Discussion and conclusions
Not surprisingly, the Post and the Times most commonly employed the horserace frame, a classic approach to news, to construct their coverage about the Alito and Sotomayor confirmation hearings. The newspapers devoted a great deal of text to reporters’ predictions on hoe each nominee might influence the court if approved, how senators on the judiciary committee might vote, how arguments between senators affected the mood of the hearings, what confrontational questions senators asked nominees and other back-and-forth chatter. But what news value does this sort of coverage really provide? Not much in the way of useful information. Covering the horserace aspect does not tell the reader much about the nominees or how qualified they are to do the job. In fact, the Senate Judiciary Committee hearings provided more of a forum for senators to grandstand rather than for the public to learn about the nominees. Several stories described the coaching Supreme Court nominees receive to reveal little to nothing about their philosophies or opinions on any issues. In fact, the most recent nominee to the court, Elena Kagan, once called these hearings a “farce” (Epps, 2010). So reporters covering the hearings were left with daily space to fill and only an old formula to rehash.
The Post’s and Times’ attempts to delve into the nominee’s personalities revealed little as well. The coverage of Alito described him as dull, but reporters in the hearings could not gain much insight into his character from watching him give non-answers to senators’ questions. In fact, in search of a speck of action, writers for the Times and the Post leapt onto the fact that Martha-Ann Alito cried at one point in the hearings, portraying it as a moment of great drama. Stories dissected her actions and speculated on its meaning, when in reality the news value of her emotional display essentially was nil. Sotomayor’s personality analysis by the newspapers revealed only a bit more than Alito’s, with the papers portraying her as amiable but also playing up some senators’ allegations of a “temperament” problem, which Post columnist Kathleen Parker summed up as an attempt to portray her as a difficult woman.

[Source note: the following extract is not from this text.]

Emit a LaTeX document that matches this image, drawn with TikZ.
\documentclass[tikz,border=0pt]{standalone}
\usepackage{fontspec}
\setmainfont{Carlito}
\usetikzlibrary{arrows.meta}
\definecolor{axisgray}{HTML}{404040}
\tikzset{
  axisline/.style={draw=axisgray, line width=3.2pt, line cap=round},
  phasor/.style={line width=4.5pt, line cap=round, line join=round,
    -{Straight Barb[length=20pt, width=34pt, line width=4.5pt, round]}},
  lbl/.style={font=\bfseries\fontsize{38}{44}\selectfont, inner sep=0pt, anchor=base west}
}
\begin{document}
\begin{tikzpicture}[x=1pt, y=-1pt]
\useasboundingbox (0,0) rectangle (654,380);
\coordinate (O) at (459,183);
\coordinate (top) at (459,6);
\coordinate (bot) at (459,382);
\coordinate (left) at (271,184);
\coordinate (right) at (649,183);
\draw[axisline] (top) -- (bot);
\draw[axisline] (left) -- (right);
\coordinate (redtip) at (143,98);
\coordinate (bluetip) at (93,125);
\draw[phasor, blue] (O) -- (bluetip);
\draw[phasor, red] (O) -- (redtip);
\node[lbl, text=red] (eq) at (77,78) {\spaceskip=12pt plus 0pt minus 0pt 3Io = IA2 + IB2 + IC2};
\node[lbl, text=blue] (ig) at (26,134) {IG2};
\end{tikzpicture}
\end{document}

The ethnicity frame revealed the most interesting newspaper characterizations. The newspapers generally cast Sotomayor in the role of “the other” –- a Latina who defied norms and expectations. Her story of a child of Puerto Ricans growing up in the Bronx was framed as a classic Horatio Alger success tale with a twist. Several writers went out of their way to insinuate Sotomayor’s success was not all her own; that she received help from others of her ethncity who held power. Yet, as much as her “wise Latina” statement was played up in the news, Alito’s statement about his ethnicity was played down. A few stories mentioned his heritage as an Italian-American, but mainly as an attempt to explain why he had become a conservative against the radical backdrop of the late 1960s and early 1970s. While Sotomayor was portrayed in the coverage as an outsider and a “first,” Alito held the inside track as the norm: the white, middle-aged male expected for a Supreme Court nominee. To their credit, Post columnists Kathleen Parker and Eugene Robinson pointed out the hypocrisy of senators’ and others’ categorizing Sotomayor as a challenger to the status quo rather than accepting her as a legitimate nominee.

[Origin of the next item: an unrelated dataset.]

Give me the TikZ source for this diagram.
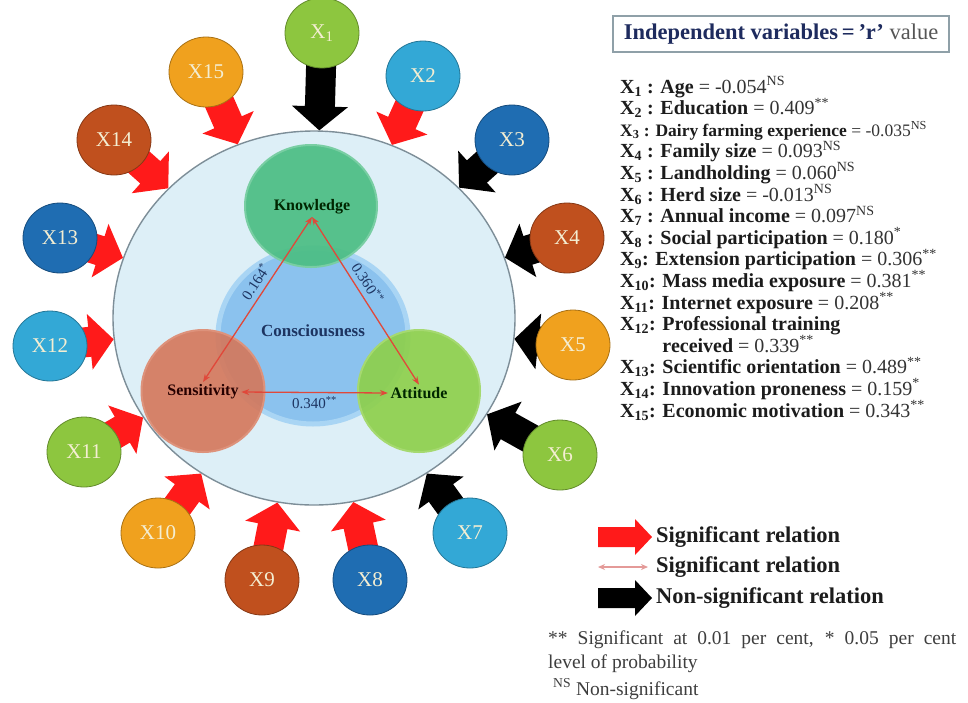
\documentclass[tikz,border=0pt]{standalone}
\usepackage{fontspec}
\setmainfont{Liberation Serif}
\usetikzlibrary{calc,arrows.meta,shapes.geometric}
\definecolor{cgreen}{HTML}{8DC63F}
\definecolor{cltblue}{HTML}{33A8D6}
\definecolor{cdkblue}{HTML}{1F6DB2}
\definecolor{cbrown}{HTML}{C0501E}
\definecolor{corange}{HTML}{F0A11E}
\definecolor{xtxt}{HTML}{F4EED2}
\definecolor{bigfill}{HTML}{DDEFF7}
\definecolor{bigline}{HTML}{7D8E98}
\definecolor{consfill}{HTML}{8BC2EE}
\definecolor{consrim}{HTML}{A9D5F4}
\definecolor{knowfill}{HTML}{4CBE84}
\definecolor{sensfill}{HTML}{D5775A}
\definecolor{attfill}{HTML}{8ED04C}
\definecolor{sigred}{HTML}{FF1A1A}
\definecolor{inred}{HTML}{E0483A}
\definecolor{navy}{HTML}{1D3461}
\definecolor{titlenavy}{HTML}{1E2B5E}
\definecolor{boxline}{HTML}{8FA0A8}
\definecolor{legtxt}{HTML}{1C1C1C}
\definecolor{valgray}{HTML}{555555}
\definecolor{thinpink}{HTML}{E49A98}

\pgfdeclarelayer{bg}
\pgfdeclarelayer{arr}
\pgfsetlayers{bg,arr,main}

\newcommand\blockarr[6]{% from, to, colour, shaft half width, head half width, head length
  \path (#1) -- (#2) coordinate[pos=0] (bas) coordinate[pos=1] (bae);
  \coordinate (ban) at ($(bae)!#6!(bas)$);
  \coordinate (bab) at ($(bas)!-8pt!(bae)$);
  \fill[#3] ($(bab)!#4!90:(bae)$) -- ($(ban)!#4!90:(bae)$) -- ($(ban)!#5!90:(bae)$) -- (bae)
    -- ($(ban)!#5!-90:(bae)$) -- ($(ban)!#4!-90:(bae)$) -- ($(bab)!#4!-90:(bae)$) -- cycle;
}
\newcommand\valtxt[1]{{\mdseries\color{black!80} #1}}

\begin{document}
\begin{tikzpicture}[x=1pt,y=-1pt,
  xc/.style={ellipse, minimum width=74pt, minimum height=70pt, inner sep=0pt,
    fill=#1, draw=#1!70!black, line width=0.8pt, text=xtxt,
    font=\fontsize{21}{21}\selectfont},
  innerc/.style={ellipse, inner sep=0pt},
  intxt/.style={font=\bfseries\fontsize{16}{16}\selectfont, inner sep=2.5pt},
  inarr/.style={draw=inred, line width=1.3pt, >={Stealth[length=8pt,width=6pt]}, <->},
  rlab/.style={font=\fontsize{15}{15}\selectfont, text=navy, inner sep=1pt},
  li/.style={anchor=west, inner sep=0pt, text height=13pt, text depth=3pt, text=legtxt, font=\bfseries\fontsize{20}{20}\selectfont},
  lg/.style={anchor=west, inner sep=0pt, text=legtxt, font=\bfseries\fontsize{22.5}{22.5}\selectfont},
  fn/.style={anchor=west, inner sep=0pt, text=legtxt!85!white, font=\fontsize{19.5}{19.5}\selectfont}
]
\useasboundingbox (0,0) rectangle (968,702);

\begin{pgfonlayer}{bg}
\fill[white] (0,0) rectangle (968,702);
\node[innerc, minimum width=402pt, minimum height=374pt, fill=bigfill, draw=bigline, line width=1.4pt] (big) at (314,318) {};
\node[innerc, minimum width=190pt, minimum height=176pt, fill=consfill, draw=consrim, line width=5pt] (cons) at (313,336) {};
\node[innerc, minimum width=132pt, minimum height=122pt, fill=knowfill, fill opacity=0.93, draw=knowfill!75!white, line width=2pt] (know) at (311,206) {};
\node[innerc, minimum width=123pt, minimum height=122pt, fill=sensfill, fill opacity=0.9, draw=sensfill!80!white, line width=2pt] (sens) at (203,391) {};
\node[innerc, minimum width=122pt, minimum height=122pt, fill=attfill, fill opacity=0.92, draw=attfill!80!white, line width=2pt] (att) at (419,391) {};
\node[intxt, text=navy, font=\bfseries\fontsize{17}{17}\selectfont] (ct) at (313,331) {Consciousness};
\node[intxt, text=black!85!green] (kt) at (312,207) {Knowledge};
\node[intxt, text=black!85!red] (st) at (203,392) {Sensitivity};
\node[intxt, text=black!85!green] (at) at (419,393) {Attitude};
\draw[inarr] (kt.south) -- node[sloped, above=4pt, rlab, pos=0.43] {0.164\textsuperscript{*}} (st.north);
\draw[inarr] (kt.south) -- node[sloped, above=4pt, rlab, pos=0.43] {0.360\textsuperscript{**}} (at.north);
\draw[inarr] (st.east) -- node[below=2pt, rlab] {0.340\textsuperscript{**}} (at.west);
\end{pgfonlayer}

\node[xc=cgreen]  (x1)  at (322,33)  {X\textsubscript{1}};
\node[xc=cltblue] (x2)  at (423,76)  {X2};
\node[xc=cdkblue] (x3)  at (512,140) {X3};
\node[xc=cbrown]  (x4)  at (567,238) {X4};
\node[xc=corange] (x5)  at (573,345) {X5};
\node[xc=cgreen]  (x6)  at (560,455) {X6};
\node[xc=cltblue] (x7)  at (470,533) {X7};
\node[xc=cdkblue] (x8)  at (370,580) {X8};
\node[xc=cbrown]  (x9)  at (262,580) {X9};
\node[xc=corange] (x10) at (158,533) {X10};
\node[xc=cgreen]  (x11) at (84,452)  {X11};
\node[xc=cltblue] (x12) at (50,346)  {X12};
\node[xc=cdkblue] (x13) at (60,238)  {X13};
\node[xc=cbrown]  (x14) at (114,140) {X14};
\node[xc=corange] (x15) at (206,72)  {X15};

\begin{pgfonlayer}{arr}
\blockarr{x1}{big}{black}{15pt}{28pt}{24pt}
\blockarr{x2}{big}{sigred}{15pt}{28pt}{24pt}
\blockarr{x3}{big}{black}{15pt}{28pt}{24pt}
\blockarr{x4}{big}{black}{15pt}{28pt}{24pt}
\blockarr{x5}{big}{black}{15pt}{28pt}{24pt}
\blockarr{x6}{big}{black}{15pt}{28pt}{24pt}
\blockarr{x7}{big}{black}{15pt}{28pt}{24pt}
\blockarr{x8}{big}{sigred}{15pt}{28pt}{24pt}
\blockarr{x9}{big}{sigred}{15pt}{28pt}{24pt}
\blockarr{x10}{big}{sigred}{15pt}{28pt}{24pt}
\blockarr{x11}{big}{sigred}{15pt}{28pt}{24pt}
\blockarr{x12}{big}{sigred}{15pt}{28pt}{24pt}
\blockarr{x13}{big}{sigred}{15pt}{28pt}{24pt}
\blockarr{x14}{big}{sigred}{15pt}{28pt}{24pt}
\blockarr{x15}{big}{sigred}{15pt}{28pt}{24pt}
\end{pgfonlayer}

% title box
\node[draw=boxline, line width=1.5pt, fill=white, inner xsep=11pt, inner ysep=8pt,
  font=\bfseries\fontsize{22.5}{22.5}\selectfont, text=titlenavy] (title) at (781,34)
  {Independent variables\,=\,'r' {\mdseries\color{valgray}value}};

% list
\node[li] (l1)  at (620,88.0)  {X\textsubscript{1} : Age \valtxt{= -0.054\textsuperscript{NS}}};
\node[li] (l2)  at (620,109.6) {X\textsubscript{2} : Education \valtxt{ = 0.409\textsuperscript{**}}};
\node[li, font=\bfseries\fontsize{17.5}{17.5}\selectfont] (l3) at (620,131.2) {X\textsubscript{3} : Dairy farming experience \valtxt{= -0.035\textsuperscript{NS}}};
\node[li] (l4)  at (620,152.8) {X\textsubscript{4} : Family size \valtxt{= 0.093\textsuperscript{NS}}};
\node[li] (l5)  at (620,174.4) {X\textsubscript{5} : Landholding \valtxt{ = 0.060\textsuperscript{NS}}};
\node[li] (l6)  at (620,196.0) {X\textsubscript{6} : Herd size \valtxt{= -0.013\textsuperscript{NS}}};
\node[li] (l7)  at (620,217.6) {X\textsubscript{7} : Annual income \valtxt{= 0.097\textsuperscript{NS}}};
\node[li] (l8)  at (620,239.2) {X\textsubscript{8} : Social participation \valtxt{ = 0.180\textsuperscript{*}}};
\node[li] (l9)  at (620,260.8) {X\textsubscript{9}: Extension participation \valtxt{ = 0.306\textsuperscript{**}}};
\node[li] (l10) at (620,282.4) {X\textsubscript{10}: Mass media exposure \valtxt{= 0.381\textsuperscript{**}}};
\node[li] (l11) at (620,304.0) {X\textsubscript{11}: Internet exposure \valtxt{= 0.208\textsuperscript{**}}};
\node[li] (l12) at (620,325.6) {X\textsubscript{12}: Professional training};
\node[li] (l12b) at (620,347.2) {\phantom{X\textsubscript{12}: }received \valtxt{= 0.339\textsuperscript{**}}};
\node[li] (l13) at (620,368.8) {X\textsubscript{13}: Scientific orientation \valtxt{ = 0.489\textsuperscript{**}}};
\node[li] (l14) at (620,390.4) {X\textsubscript{14}: Innovation proneness \valtxt{= 0.159\textsuperscript{*}}};
\node[li] (l15) at (620,412.0) {X\textsubscript{15}: Economic motivation \valtxt{= 0.343\textsuperscript{**}}};

% legend arrows
\coordinate (lra) at (606,537);
\coordinate (lrb) at (652,537);
\blockarr{lra}{lrb}{sigred}{10pt}{18pt}{17pt}
\coordinate (lta) at (598,567);
\coordinate (ltb) at (648,567);
\draw[thinpink, line width=1.2pt, >={Stealth[length=7pt,width=6pt]}, <->] (lta) -- (ltb);
\coordinate (lba) at (606,598);
\coordinate (lbb) at (652,598);
\blockarr{lba}{lbb}{black}{10pt}{18pt}{17pt}
\node[lg] (lg1) at (656,537) {Significant relation};
\node[lg] (lg2) at (656,567) {Significant relation};
\node[lg] (lg3) at (656,598) {Non-significant relation};

% footnote
\node[fn] (f1) at (548,640) {\makebox[408pt][s]{** Significant at 0.01 per cent, * 0.05 per cent}};
\node[fn] (f2) at (548,664) {level of probability};
\node[fn] (f3) at (553,689) {\textsuperscript{NS} Non-significant};
\end{tikzpicture}
\end{document}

Some of the coverage even belittled Sotomayor by insinuating her success was not all her own. David Brooks’ Times column noted that (male) mentors had “guided” her. No such column framed Alito as the product of others’ help. He was described in the coverage as a self-made man, although he clearly had help mentors from the start of his career. Columns by Parker in the Post and Maureen Dowd in the Times condemned the senators’ questions about Sotomayor’s temperament and the statement by Lindsey Graham that she would be confirmed unless she had a “meltdown,” a word unlikely to be used in association with a male.
The Times faced the gender issue head-on it is interview with current Supreme Court Justice Ginsburg, who candidly pointed out that the lack of women on the court created “the wrong perception.” Brooks’ column also addressed it by discussing Sotomayor’s status as single and childless, and writing that powerful women often must sacrifice marriage and children to succeed in the legal field. However, it should be noted that little of Alito’s personal life and work habits were discussed and no stories questioned how he was able to succeed with a marriage and children. Apparently it was assumed that his wife took care of everything outside of work for him. Martha-Ann Alito became part of the coverage when she cried, but also when the Post’s Givhan opted to critique her wardrobe. The ridiculous Givhan fashion columns on the nominees focused much more on Martha-Ann than her husband, yet none of Sotomayor’s relatives were critiqued, except a reference to her mother “clutching her purse” in the hearing room. There was no fashion coverage of Sotomayor’s stepfather, brother, sister-in-law, nieces and nephews, who also attended the hearings, so the coverage of Martha-Ann Alito’s outfits appeared petty and stereotypical.
In short, the U.S.’s elite newspapers fell into the same constructed news frames so often employed in news media. Some of the profile stories gave readers an in-depth look at the nominees, but overall the coverage sent a message that the hearings were politics as usual. More disturbingly, much of the newspapers’ Sotomayor coverage resorted to old gender and ethnic stereotypes that cast her in the role of “the other” while Alito, the white male, was considered the norm. This type of coverage helps to uphold the power status quo in America and does little to advance women’s and minorities’ equity. To their credit, some of the columnists, notably Park, Robinson and Dowd, pointed out this dichotomy and some of the readers who wrote letters to the editors did as well. Their writings helped to balance the unfounded and sexist attacks by others in the media, including Limbaugh, Rove and Liddy.
Future research in this area will examine news coverage of the most recent Supreme Court nominee, Elena Kagan, whose Senate Judiciary hearings took place in July 2010.